Gaspar de Guzmán, Count-Duke of Olivares, on Horseback (Gaspar de Guzmán, conde-duque de Olivares, a caballo) is an oil on canvas painting by Spanish painter Diego Velázquez, made around the year 1636. It has been in the Museo del Prado in Madrid since its inauguration in 1819.

This painting is an exception for the style of Velázquez as its design and color are more vigorous and pompous than his usual more somber portraits. The object of the work was to validate the power of Gaspar de Guzman, Count of Olivares and Duke of Sanlúcar la Mayor, known as the Count-Duke of Olivares, the chief minister under Philip IV of Spain, a Spanish nobleman and influential politician.

== Description ==
Olivares is portrayed on horseback, an honor usually reserved for monarchs that reflects the power he attained as valido or right hand of the king (equivalent to the current prime minister's office). The picture resembles equestrian portraits Velázquez had painted for the Hall of Realms of the Buen Retiro Palace, though it was not made for this series but rather to display a particular custom of Olivares bound for home. The painting is not dated but was probably painted just after this series, around 1638, and possibly after the Battle of Fuenterrabía, a military success of the Franco–Spanish War that was attributed to Olivares although he was not personally involved. The picture did not join the royal collection at the predecessor of the Museo del Prado until a century later.

The Count-Duke wears a wide-brimmed feathered hat and the band of the State; the hand holds a marshal's baton, which marks the direction of the battle. The armor he wears is possibly preserved in the Palace of Liria of Madrid (collection of the House of Alba). The Count-Duke looks at the viewer, making sure all can witness his feat. The figure is viewed from a low viewpoint and his torso is turned back, making it look more slender; Olivares had a massive body and was rather clumsy, as seen in the portraits that Velázquez had done before.

The horse raises its front legs, performing a somersault or levade as it looks toward the battlefield. Drawing a diagonal from the hills that can be seen in the landscape, the composition provides energy to the portraiture; in this dynamism, the work reminds of Rubens. This equestrian portrait differs from those made for the royal family and is believed to have been suggested by Olivares; Velázquez had to take particular care, as Olivares was the highest political office of the court (after the king) and had supported him in his early days as a painter in Madrid.

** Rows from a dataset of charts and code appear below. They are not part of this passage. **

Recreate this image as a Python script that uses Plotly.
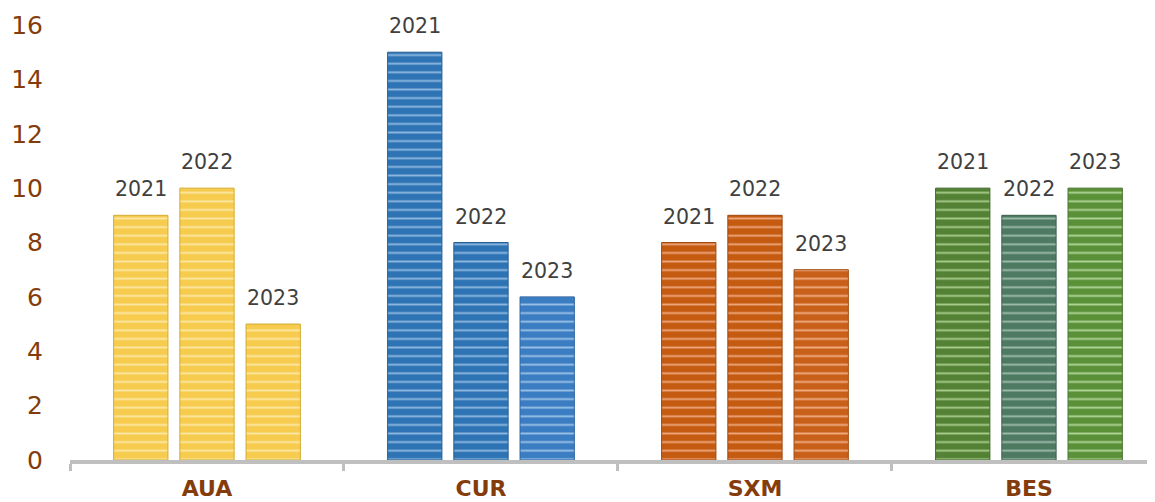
import plotly.graph_objects as go

categories = ["AUA", "CUR", "SXM", "BES"]
years = ["2021", "2022", "2023"]
values_2021 = [9, 15, 8, 10]
values_2022 = [10, 8, 9, 9]
values_2023 = [5, 6, 7, 10]
series = [values_2021, values_2022, values_2023]

# style: colour per (year, category)
bar_colors = {
    "2021": ["#F6CB4E", "#2E74B5", "#C55A11", "#548235"],
    "2022": ["#F6CB4E", "#2E74B5", "#C55A11", "#4E7A62"],
    "2023": ["#F6CB4E", "#3A7DC2", "#C8601A", "#5A9138"],
}
stripe_colors = {
    "2021": ["#FDE7A2", "#8DB6DE", "#EDA57A", "#A6CB8A"],
    "2022": ["#FDE7A2", "#8DB6DE", "#EDA57A", "#9DBAA9"],
    "2023": ["#FDE7A2", "#98C0E6", "#EFAB80", "#AED495"],
}
edge_colors = {
    "2021": ["#D2AC34", "#245D92", "#9E470D", "#40662A"],
    "2022": ["#D2AC34", "#245D92", "#9E470D", "#3D604D"],
    "2023": ["#D2AC34", "#2E63A0", "#A04C13", "#47722C"],
}

fig = go.Figure()
for yr, vals in zip(years, series):
    for i, (cat, v) in enumerate(zip(categories, vals)):
        fig.add_trace(go.Bar(
            x=[cat], y=[v], name=yr, offsetgroup=yr,
            marker=dict(
                color=bar_colors[yr][i],
                line=dict(color=edge_colors[yr][i], width=1),
                pattern=dict(shape="-", size=8.6, solidity=0.22,
                             fgcolor=stripe_colors[yr][i], bgcolor=bar_colors[yr][i],
                             fgopacity=1, fillmode="replace"),
            ),
            showlegend=False,
        ))

# year labels above each bar
offsets = [-66, 0, 66]
for j, (yr, vals) in enumerate(zip(years, series)):
    for cat, v in zip(categories, vals):
        fig.add_annotation(
            x=cat, y=v, text=yr, showarrow=False,
            xshift=offsets[j], yshift=12, yanchor="bottom",
            font=dict(family="DejaVu Sans", size=20.5, color="#404040"),
        )

fig.update_layout(
    width=1147, height=494,
    margin=dict(l=62, r=0, t=17, b=42),
    paper_bgcolor="white", plot_bgcolor="white",
    barmode="group", bargap=0.275, bargroupgap=0.18,
)
fig.update_xaxes(
    type="category", categoryorder="array", categoryarray=categories,
    range=[-0.5, 3.46], automargin=False,
    showline=True, linecolor="#BFBFBF", linewidth=4,
    ticks="outside", tickson="boundaries", ticklen=7, tickwidth=3, tickcolor="#BFBFBF",
    tickfont=dict(family="DejaVu Sans", size=22, color="#843C0C", weight="bold"),
    ticklabelstandoff=6,
    showgrid=False, zeroline=False,
)
fig.update_yaxes(
    range=[0, 16], dtick=2, showgrid=False, zeroline=False, showline=False,
    automargin=False,
    tickfont=dict(family="DejaVu Sans", size=25, color="#843C0C"),
    ticklabelstandoff=26,
)

fig.write_html("out.html")
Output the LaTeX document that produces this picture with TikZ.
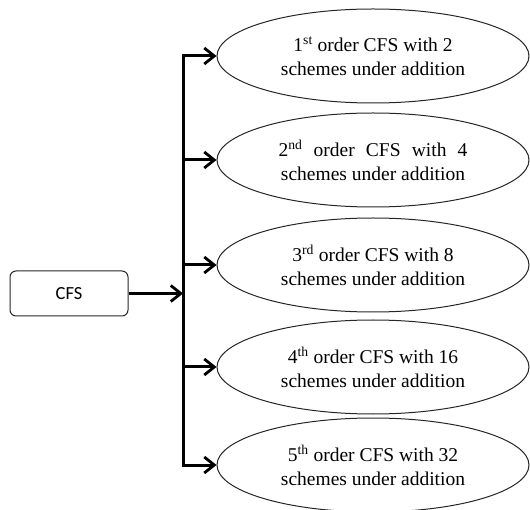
\documentclass[tikz,border=0pt]{standalone}
\usepackage{fontspec}
\setmainfont{Liberation Serif}
\newfontfamily\boxfont{Carlito}
\usetikzlibrary{arrows.meta,shapes.geometric}
\tikzset{
  barb/.tip={Straight Barb[length=10pt,width=16pt,line width=2.8pt]},
  orderell/.style={ellipse,draw=black!85,line width=1pt,minimum width=312pt,minimum height=94pt,inner sep=0pt,
    align=center,font=\fontsize{19.5}{23.5}\selectfont},
  srcbox/.style={draw=black!85,line width=1pt,rounded corners=6pt,minimum width=118pt,minimum height=45pt,
    inner sep=0pt,font=\boxfont\fontsize{18.5}{20}\selectfont},
  arr/.style={line width=3pt,-barb},
  arrboth/.style={line width=3pt,barb-barb}
}
\begin{document}
\begin{tikzpicture}[x=1pt,y=-1pt]
\useasboundingbox (0,0) rectangle (530,510);
\node[srcbox] (cfs) at (69,293.5) {CFS};
\node[orderell] (e1) at (373,56) {1\textsuperscript{st} order CFS with 2\\schemes under addition};
\node[orderell] (e2) at (373,160) {\makebox[189pt][s]{2\textsuperscript{nd} order CFS with 4}\\schemes under addition};
\node[orderell] (e3) at (373,265) {3\textsuperscript{rd} order CFS with 8\\schemes under addition};
\node[orderell] (e4) at (373,367) {4\textsuperscript{th} order CFS with 16\\schemes under addition};
\node[orderell] (e5) at (373,465) {5\textsuperscript{th} order CFS with 32\\schemes under addition};
\coordinate (trunk) at (183,265);
\draw[arrboth,line join=miter] (e1.west) -| (trunk) |- (e5.west);
\draw[arr] (trunk |- e2.west) -- (e2.west);
\draw[arr] (trunk) -- (e3.west);
\draw[arr] (trunk |- e4.west) -- (e4.west);
\draw[arr] (cfs.east) -- (cfs.east -| trunk);
\end{tikzpicture}
\end{document}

The battle in the distance is treated with small spots. The landscape is very schematic, as is typical of Velázquez, with no buildings or characters. Perhaps it is because the painter did not know the town of Hondarribia, where the battle happened as described, although other sources believe the painting does not refer to any particular battle. The hills fade in green and blue tones, providing a feeling of remoteness, for it is said to have a very sharp aerial perspective.

The rich chromaticism and treatment of light give the scene a great vitality.